Goal –
Produce nothing but an exact copy of the lines from the one containing "Clone this chart in Altair." through the one containing "3.0, 1.2, 0]", and do not carry over pictures.

Records for the exercise –
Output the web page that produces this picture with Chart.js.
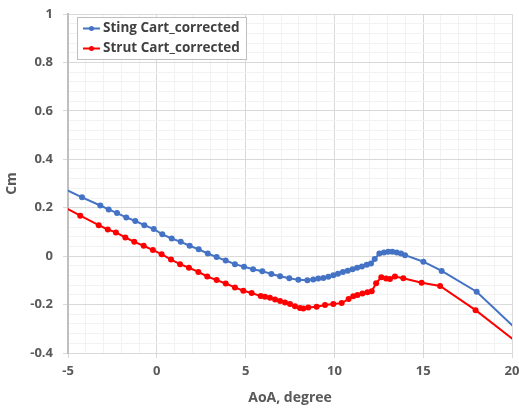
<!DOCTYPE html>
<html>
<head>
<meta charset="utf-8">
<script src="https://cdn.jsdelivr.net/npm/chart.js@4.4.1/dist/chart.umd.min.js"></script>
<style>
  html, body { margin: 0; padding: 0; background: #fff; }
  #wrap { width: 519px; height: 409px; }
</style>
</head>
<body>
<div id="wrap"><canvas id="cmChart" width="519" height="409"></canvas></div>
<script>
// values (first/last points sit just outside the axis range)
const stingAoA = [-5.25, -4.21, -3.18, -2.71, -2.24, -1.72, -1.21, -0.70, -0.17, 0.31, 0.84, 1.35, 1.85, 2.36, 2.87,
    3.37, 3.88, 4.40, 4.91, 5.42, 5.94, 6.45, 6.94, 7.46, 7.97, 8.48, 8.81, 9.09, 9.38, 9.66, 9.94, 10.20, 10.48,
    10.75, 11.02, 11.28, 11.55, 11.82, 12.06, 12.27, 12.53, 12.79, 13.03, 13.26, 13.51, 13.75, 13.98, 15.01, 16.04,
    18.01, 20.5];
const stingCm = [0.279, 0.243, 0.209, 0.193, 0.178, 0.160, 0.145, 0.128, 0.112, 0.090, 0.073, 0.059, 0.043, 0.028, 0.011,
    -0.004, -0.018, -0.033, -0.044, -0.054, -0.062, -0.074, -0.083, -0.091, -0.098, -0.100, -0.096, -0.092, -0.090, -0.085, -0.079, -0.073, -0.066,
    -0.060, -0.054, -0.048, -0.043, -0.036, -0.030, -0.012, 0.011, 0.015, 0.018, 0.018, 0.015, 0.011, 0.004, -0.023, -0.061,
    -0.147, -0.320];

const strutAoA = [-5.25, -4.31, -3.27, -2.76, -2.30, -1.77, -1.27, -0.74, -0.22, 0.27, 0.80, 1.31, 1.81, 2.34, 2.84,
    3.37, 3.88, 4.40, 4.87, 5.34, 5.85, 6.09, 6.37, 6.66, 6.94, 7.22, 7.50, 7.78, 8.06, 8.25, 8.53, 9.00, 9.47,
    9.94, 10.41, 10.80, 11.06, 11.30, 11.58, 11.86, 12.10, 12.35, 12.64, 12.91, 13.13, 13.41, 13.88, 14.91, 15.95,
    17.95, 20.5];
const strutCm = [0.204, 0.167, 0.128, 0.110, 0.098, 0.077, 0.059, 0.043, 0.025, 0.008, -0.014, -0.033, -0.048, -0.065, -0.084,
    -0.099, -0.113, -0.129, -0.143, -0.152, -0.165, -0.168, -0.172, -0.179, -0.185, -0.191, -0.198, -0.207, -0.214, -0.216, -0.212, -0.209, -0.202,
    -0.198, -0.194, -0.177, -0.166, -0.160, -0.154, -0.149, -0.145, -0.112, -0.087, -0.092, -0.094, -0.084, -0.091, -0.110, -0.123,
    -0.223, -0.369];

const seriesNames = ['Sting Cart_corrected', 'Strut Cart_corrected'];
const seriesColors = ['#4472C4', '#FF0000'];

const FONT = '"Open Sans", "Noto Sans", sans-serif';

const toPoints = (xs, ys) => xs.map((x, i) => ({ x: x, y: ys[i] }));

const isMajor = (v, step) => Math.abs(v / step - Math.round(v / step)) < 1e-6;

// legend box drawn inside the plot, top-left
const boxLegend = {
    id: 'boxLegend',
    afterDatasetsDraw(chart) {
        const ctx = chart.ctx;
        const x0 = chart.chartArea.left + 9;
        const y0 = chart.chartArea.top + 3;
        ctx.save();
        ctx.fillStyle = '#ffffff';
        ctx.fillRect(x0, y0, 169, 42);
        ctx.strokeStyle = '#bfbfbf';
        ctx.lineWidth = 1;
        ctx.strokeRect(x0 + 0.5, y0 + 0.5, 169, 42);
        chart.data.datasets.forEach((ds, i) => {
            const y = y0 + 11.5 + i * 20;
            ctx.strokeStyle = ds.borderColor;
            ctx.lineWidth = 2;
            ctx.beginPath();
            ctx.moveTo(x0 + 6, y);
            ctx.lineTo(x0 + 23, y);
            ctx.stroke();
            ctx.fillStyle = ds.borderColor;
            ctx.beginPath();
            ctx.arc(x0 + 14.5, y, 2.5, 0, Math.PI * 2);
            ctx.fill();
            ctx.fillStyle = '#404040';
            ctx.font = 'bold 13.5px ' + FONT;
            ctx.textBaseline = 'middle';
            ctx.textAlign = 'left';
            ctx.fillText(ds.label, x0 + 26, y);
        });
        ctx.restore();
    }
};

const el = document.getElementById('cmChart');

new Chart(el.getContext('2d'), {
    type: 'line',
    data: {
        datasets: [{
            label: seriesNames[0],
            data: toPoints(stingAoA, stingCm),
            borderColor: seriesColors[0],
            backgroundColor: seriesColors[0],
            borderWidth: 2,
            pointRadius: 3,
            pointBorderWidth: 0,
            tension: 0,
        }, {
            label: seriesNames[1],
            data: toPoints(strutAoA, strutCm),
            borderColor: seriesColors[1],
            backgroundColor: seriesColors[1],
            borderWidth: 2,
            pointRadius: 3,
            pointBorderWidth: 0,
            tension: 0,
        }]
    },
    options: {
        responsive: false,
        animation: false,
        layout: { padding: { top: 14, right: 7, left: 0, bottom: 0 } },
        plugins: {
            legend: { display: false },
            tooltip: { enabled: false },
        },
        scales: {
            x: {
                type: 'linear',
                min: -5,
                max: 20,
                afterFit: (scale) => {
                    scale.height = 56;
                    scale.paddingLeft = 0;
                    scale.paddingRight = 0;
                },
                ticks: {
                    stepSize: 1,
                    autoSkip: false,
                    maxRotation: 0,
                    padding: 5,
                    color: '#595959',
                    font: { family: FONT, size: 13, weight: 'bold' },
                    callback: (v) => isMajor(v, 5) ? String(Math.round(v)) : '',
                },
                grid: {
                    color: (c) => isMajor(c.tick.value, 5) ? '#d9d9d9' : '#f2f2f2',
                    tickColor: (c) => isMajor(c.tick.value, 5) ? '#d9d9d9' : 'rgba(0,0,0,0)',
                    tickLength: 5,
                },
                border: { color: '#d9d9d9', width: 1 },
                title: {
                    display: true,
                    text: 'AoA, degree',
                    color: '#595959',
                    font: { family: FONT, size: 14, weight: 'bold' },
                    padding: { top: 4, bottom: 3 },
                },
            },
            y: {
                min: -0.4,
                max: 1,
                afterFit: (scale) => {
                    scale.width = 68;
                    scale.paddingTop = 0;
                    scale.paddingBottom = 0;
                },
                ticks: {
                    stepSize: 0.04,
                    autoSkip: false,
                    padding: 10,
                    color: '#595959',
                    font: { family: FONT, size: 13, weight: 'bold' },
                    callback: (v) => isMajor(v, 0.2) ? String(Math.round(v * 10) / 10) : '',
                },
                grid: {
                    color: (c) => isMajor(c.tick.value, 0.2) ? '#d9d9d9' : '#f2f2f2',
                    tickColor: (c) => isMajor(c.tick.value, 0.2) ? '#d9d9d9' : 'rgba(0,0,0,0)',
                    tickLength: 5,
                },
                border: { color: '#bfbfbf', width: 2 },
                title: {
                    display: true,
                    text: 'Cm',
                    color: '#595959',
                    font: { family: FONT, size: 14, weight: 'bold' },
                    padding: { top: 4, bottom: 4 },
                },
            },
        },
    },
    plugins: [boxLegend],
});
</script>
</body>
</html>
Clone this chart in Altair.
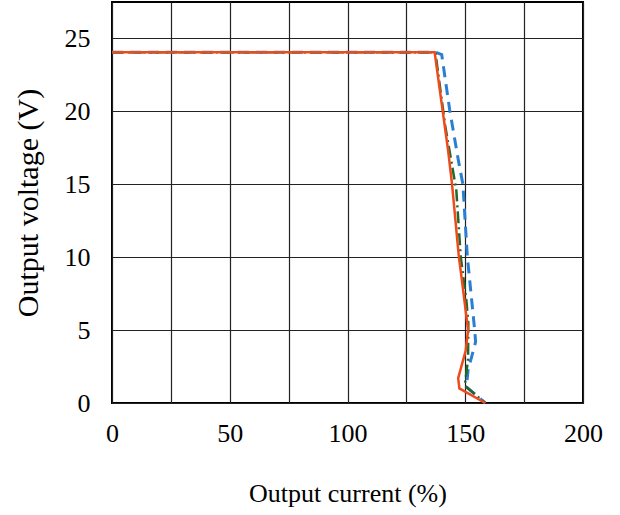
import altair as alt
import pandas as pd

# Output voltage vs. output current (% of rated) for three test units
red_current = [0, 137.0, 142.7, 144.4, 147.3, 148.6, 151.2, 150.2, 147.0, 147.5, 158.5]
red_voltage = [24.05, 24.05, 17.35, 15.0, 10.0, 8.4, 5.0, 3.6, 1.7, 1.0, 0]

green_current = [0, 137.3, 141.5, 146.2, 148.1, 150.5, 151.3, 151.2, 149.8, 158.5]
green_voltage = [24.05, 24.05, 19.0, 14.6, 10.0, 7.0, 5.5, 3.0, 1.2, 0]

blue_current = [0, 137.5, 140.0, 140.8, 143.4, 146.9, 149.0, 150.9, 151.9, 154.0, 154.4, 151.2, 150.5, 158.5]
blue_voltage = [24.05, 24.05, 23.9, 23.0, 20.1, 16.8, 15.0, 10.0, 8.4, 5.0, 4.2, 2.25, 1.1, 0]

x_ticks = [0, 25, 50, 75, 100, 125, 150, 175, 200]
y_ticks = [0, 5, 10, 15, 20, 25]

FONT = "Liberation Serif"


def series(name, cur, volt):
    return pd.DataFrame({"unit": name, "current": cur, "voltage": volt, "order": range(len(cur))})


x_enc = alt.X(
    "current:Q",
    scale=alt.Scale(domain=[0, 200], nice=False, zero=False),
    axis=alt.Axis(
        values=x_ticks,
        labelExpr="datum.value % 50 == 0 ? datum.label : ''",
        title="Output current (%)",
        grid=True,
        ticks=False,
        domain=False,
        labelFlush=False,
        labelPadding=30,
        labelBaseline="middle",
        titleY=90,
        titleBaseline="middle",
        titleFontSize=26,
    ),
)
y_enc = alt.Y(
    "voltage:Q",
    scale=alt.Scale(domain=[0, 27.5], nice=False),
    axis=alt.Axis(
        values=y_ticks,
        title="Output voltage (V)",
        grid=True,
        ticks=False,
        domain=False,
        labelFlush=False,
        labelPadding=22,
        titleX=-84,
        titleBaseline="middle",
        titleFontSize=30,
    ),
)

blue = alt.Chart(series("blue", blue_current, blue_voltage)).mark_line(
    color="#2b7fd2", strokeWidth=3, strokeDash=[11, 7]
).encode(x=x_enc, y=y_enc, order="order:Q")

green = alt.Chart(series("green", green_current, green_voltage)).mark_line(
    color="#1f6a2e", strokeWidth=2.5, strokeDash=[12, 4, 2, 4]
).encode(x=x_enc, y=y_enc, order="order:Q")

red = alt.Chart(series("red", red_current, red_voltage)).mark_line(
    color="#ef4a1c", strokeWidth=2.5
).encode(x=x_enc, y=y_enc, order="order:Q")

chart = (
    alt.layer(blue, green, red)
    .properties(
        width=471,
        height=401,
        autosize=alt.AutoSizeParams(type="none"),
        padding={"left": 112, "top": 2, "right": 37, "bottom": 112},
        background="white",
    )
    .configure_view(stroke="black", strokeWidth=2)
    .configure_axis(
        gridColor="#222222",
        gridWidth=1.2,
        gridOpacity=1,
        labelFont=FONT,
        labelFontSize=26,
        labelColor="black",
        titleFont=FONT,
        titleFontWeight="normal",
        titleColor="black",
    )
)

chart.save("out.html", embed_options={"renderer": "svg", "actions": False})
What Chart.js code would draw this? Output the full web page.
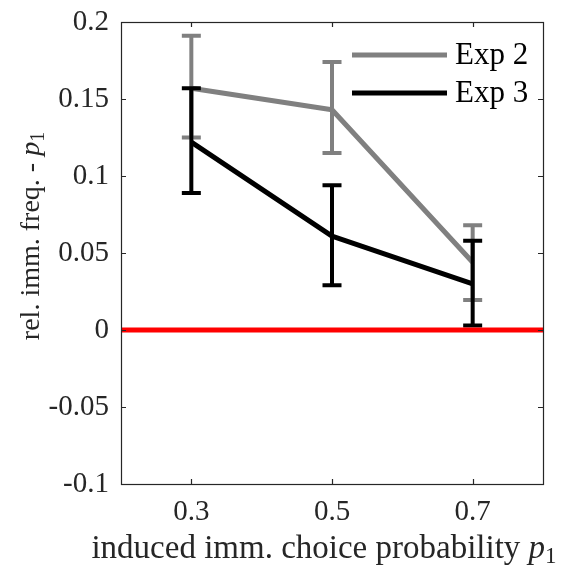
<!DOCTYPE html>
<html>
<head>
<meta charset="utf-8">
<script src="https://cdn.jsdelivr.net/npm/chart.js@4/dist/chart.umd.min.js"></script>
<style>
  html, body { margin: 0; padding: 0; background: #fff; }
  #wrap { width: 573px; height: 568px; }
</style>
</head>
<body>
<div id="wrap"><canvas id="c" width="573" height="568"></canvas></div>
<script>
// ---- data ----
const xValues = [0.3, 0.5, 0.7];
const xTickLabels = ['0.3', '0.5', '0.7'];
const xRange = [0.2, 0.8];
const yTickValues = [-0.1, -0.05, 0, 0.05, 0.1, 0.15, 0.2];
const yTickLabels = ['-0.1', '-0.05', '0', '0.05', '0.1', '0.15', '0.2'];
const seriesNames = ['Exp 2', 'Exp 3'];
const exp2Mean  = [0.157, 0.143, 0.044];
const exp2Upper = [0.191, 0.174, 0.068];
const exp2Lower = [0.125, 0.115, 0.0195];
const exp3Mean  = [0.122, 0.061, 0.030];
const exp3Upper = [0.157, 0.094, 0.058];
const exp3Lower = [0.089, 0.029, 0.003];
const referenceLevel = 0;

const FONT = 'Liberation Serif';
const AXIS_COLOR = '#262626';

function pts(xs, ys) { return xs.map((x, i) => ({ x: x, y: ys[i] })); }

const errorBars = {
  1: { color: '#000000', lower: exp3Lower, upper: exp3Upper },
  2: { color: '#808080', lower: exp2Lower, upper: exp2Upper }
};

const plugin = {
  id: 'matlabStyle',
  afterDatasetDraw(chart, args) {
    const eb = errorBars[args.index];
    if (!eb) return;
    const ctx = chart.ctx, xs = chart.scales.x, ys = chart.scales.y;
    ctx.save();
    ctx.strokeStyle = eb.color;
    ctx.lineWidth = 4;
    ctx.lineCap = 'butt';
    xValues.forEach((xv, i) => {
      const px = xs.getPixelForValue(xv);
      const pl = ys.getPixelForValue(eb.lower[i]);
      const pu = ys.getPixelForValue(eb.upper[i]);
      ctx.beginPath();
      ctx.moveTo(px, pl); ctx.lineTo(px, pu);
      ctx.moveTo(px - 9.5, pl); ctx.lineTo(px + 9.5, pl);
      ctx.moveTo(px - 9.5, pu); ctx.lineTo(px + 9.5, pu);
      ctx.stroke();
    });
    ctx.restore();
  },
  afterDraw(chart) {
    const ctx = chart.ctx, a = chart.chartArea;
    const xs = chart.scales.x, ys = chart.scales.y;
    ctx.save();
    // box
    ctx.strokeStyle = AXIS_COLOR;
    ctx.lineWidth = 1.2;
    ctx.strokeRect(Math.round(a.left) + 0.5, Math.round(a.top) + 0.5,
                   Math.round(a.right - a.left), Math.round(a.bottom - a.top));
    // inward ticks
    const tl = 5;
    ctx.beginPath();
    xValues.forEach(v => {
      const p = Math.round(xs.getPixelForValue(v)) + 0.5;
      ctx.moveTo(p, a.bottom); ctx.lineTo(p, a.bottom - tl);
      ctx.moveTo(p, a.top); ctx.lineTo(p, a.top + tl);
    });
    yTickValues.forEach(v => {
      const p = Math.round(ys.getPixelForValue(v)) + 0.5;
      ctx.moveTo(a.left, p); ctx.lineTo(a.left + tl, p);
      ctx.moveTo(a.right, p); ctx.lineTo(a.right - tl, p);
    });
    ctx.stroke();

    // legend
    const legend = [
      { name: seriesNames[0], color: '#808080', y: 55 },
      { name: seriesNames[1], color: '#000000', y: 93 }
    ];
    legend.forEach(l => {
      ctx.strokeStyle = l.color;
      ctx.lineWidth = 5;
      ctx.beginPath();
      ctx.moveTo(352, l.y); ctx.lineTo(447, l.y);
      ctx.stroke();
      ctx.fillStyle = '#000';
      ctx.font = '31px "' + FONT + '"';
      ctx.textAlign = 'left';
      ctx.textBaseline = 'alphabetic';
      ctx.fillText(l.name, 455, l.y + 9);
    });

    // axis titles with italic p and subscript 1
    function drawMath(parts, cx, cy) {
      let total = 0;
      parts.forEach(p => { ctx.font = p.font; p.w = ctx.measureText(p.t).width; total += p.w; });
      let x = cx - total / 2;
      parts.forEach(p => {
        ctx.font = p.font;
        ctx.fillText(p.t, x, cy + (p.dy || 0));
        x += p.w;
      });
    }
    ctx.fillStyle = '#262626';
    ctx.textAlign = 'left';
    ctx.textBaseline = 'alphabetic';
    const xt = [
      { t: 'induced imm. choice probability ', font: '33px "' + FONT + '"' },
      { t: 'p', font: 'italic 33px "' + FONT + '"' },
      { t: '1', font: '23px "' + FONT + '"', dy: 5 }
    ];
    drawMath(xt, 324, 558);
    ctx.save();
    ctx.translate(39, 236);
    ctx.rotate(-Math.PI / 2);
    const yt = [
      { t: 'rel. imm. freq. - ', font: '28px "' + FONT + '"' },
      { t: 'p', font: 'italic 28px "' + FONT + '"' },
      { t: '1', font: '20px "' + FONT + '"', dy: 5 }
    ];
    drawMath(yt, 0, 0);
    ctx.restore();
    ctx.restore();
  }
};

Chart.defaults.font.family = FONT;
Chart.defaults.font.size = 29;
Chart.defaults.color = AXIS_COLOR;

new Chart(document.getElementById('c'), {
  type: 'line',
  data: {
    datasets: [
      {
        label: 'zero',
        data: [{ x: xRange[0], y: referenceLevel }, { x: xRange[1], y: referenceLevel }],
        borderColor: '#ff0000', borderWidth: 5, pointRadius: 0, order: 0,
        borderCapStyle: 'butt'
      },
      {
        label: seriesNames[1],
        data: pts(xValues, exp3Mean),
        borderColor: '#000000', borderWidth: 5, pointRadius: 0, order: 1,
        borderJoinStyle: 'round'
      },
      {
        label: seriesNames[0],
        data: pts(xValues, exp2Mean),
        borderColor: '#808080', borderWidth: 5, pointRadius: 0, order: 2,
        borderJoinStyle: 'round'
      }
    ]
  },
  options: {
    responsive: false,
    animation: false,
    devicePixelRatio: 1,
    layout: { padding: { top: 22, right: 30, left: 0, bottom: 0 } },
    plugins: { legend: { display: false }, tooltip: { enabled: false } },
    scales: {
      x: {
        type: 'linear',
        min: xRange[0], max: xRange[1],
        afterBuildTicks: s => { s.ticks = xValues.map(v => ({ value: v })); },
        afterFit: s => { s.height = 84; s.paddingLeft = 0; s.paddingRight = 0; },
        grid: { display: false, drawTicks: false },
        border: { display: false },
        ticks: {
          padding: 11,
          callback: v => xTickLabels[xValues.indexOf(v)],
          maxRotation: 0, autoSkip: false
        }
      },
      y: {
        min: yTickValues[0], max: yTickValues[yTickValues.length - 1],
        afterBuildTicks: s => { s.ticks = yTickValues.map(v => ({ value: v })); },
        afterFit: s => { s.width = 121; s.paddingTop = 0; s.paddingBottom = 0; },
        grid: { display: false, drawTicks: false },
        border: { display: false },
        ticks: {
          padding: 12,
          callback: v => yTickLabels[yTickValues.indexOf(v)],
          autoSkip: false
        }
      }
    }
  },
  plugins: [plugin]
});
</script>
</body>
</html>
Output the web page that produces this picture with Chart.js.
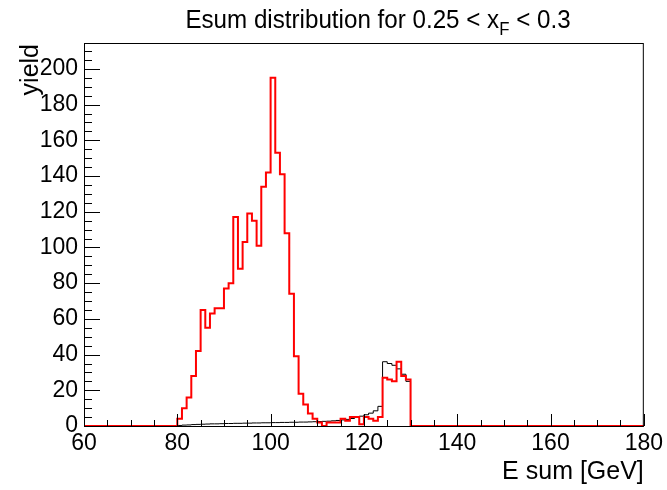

Response to this task –
Clone this chart in Altair.
import altair as alt
import pandas as pd

# Output voltage vs. output current (% of rated) for three test units
red_current = [0, 137.0, 142.7, 144.4, 147.3, 148.6, 151.2, 150.2, 147.0, 147.5, 158.5]
red_voltage = [24.05, 24.05, 17.35, 15.0, 10.0, 8.4, 5.0, 3.6, 1.7, 1.0, 0]

green_current = [0, 137.3, 141.5, 146.2, 148.1, 150.5, 151.3, 151.2, 149.8, 158.5]
green_voltage = [24.05, 24.05, 19.0, 14.6, 10.0, 7.0, 5.5, 3.0, 1.2, 0]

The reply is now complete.